- **Exercise goal**
Copy the lines of the data below exactly, starting at the first and stopping after the line that contains "from bokeh.resources import INLINE"; include no pictures.

— START OF Supplied material —

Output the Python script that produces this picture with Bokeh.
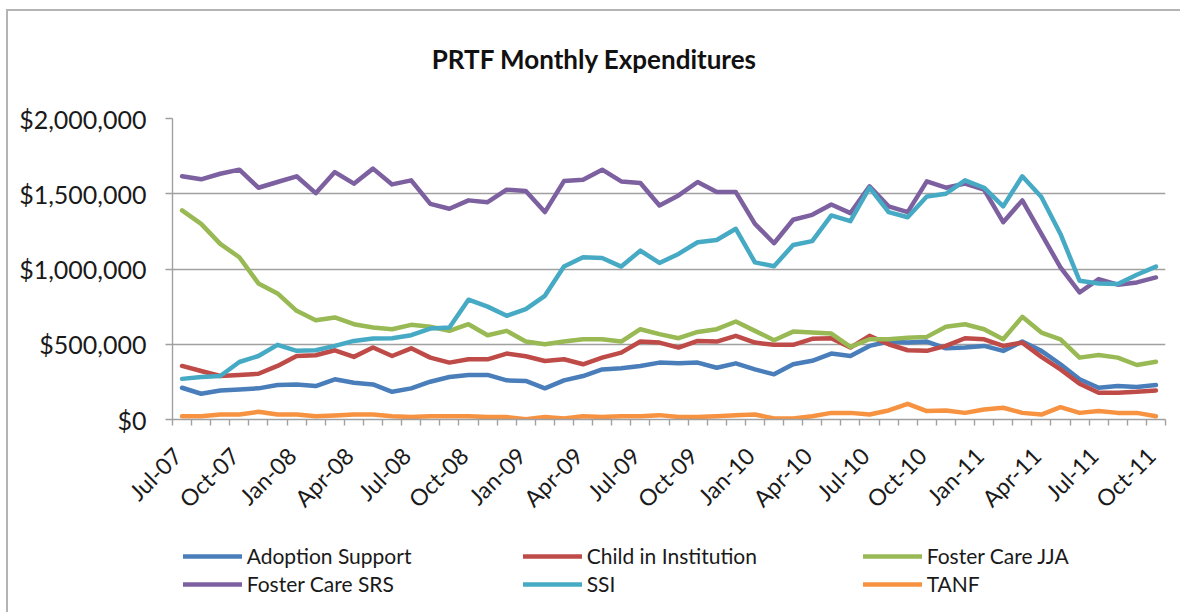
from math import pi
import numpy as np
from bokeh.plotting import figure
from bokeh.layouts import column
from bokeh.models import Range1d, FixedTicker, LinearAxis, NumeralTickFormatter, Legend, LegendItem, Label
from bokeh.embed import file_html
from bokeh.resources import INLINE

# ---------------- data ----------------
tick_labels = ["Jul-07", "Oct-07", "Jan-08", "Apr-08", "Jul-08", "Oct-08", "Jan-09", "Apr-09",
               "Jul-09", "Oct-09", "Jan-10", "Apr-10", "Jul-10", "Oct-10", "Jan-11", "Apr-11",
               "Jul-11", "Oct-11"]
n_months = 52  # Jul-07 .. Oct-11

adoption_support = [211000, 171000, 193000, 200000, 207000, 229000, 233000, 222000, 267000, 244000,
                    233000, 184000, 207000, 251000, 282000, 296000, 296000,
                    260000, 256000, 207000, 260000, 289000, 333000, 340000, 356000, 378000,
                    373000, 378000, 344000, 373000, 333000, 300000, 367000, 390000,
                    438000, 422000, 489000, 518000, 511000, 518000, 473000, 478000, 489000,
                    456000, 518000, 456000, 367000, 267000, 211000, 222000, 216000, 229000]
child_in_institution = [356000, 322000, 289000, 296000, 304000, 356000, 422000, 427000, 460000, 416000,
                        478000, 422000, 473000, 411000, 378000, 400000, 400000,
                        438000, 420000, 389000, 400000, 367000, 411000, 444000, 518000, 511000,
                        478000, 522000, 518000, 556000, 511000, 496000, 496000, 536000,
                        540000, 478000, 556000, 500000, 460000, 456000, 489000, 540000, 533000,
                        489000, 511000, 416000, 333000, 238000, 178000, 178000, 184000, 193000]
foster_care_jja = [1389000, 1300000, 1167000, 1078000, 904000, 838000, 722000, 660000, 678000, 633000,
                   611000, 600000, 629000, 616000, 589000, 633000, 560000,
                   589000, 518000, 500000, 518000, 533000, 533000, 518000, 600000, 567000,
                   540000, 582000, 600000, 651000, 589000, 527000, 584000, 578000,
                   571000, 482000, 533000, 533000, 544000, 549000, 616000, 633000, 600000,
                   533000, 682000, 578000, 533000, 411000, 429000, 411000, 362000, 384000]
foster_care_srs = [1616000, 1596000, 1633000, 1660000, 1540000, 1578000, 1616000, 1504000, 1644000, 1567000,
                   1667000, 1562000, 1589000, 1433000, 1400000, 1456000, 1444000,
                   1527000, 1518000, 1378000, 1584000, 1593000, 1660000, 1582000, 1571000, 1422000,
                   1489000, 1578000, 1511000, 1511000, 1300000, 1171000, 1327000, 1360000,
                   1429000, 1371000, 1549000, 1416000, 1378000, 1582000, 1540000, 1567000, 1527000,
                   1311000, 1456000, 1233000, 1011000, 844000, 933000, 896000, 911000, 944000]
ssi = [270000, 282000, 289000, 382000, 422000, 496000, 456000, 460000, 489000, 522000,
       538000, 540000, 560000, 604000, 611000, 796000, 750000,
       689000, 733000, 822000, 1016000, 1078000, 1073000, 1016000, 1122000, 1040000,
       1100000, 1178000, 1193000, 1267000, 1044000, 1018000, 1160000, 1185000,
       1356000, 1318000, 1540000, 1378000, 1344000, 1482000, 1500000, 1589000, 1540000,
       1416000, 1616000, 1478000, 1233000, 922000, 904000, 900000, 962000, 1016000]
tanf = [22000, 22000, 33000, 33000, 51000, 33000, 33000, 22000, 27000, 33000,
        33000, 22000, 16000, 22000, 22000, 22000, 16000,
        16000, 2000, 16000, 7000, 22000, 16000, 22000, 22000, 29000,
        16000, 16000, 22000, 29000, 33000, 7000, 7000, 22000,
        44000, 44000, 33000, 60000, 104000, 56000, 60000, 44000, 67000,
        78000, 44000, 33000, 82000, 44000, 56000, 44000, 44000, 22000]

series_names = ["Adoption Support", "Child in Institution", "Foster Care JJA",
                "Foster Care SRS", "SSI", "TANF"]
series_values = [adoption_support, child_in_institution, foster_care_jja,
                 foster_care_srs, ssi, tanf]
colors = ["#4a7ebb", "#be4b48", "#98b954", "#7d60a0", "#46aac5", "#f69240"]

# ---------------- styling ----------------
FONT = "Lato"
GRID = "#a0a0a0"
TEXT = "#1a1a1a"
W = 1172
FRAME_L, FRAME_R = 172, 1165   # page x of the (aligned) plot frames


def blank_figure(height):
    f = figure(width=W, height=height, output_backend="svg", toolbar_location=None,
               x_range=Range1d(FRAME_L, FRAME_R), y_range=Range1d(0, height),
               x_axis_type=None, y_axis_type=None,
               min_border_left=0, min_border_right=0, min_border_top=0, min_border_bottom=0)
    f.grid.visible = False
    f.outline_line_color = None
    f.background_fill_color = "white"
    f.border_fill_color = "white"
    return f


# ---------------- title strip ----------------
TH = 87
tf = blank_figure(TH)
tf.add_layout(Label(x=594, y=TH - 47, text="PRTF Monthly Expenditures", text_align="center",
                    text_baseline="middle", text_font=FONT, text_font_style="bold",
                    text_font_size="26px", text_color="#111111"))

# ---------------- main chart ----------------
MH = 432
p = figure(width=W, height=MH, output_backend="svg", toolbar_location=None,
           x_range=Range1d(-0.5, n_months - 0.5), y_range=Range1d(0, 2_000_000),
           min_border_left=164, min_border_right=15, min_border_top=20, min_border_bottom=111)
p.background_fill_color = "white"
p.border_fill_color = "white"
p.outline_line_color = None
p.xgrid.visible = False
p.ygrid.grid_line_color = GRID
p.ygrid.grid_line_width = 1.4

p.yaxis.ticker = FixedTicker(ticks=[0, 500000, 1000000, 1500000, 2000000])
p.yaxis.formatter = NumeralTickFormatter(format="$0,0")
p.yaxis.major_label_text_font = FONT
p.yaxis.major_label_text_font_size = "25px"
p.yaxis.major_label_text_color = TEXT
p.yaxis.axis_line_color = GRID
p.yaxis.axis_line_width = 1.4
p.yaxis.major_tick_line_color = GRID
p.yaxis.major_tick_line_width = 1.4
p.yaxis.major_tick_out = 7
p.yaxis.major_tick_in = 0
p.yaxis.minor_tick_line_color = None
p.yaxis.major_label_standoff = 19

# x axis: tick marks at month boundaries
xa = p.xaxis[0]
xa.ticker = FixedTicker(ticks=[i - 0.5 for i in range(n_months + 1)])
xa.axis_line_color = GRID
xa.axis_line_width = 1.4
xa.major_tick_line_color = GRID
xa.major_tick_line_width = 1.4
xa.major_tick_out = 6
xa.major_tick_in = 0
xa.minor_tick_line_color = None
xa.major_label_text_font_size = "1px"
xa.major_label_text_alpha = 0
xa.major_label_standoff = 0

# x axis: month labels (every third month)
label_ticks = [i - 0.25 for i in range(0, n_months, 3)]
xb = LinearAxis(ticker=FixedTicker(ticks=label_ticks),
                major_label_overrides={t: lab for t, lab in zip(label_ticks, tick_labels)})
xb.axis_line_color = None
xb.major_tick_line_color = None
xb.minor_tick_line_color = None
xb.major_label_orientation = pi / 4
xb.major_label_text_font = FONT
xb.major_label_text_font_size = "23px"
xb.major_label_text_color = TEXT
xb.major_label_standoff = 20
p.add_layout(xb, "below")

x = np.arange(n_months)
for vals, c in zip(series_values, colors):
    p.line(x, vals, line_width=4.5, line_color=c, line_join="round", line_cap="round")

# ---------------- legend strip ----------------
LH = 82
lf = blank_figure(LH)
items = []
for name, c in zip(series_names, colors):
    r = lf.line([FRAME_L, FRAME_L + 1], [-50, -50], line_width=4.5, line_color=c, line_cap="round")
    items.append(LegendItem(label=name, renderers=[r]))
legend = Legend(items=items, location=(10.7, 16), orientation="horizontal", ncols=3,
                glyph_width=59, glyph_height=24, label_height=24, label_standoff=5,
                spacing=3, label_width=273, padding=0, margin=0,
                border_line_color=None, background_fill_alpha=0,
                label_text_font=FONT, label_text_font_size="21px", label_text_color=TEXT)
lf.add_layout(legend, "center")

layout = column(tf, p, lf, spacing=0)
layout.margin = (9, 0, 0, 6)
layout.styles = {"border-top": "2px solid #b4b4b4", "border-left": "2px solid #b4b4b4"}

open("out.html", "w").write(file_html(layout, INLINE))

— END OF Supplied material —

- **Exercise solution**
Output the Python script that produces this picture with Bokeh.
from math import pi
import numpy as np
from bokeh.plotting import figure
from bokeh.layouts import column
from bokeh.models import Range1d, FixedTicker, LinearAxis, NumeralTickFormatter, Legend, LegendItem, Label
from bokeh.embed import file_html
from bokeh.resources import INLINE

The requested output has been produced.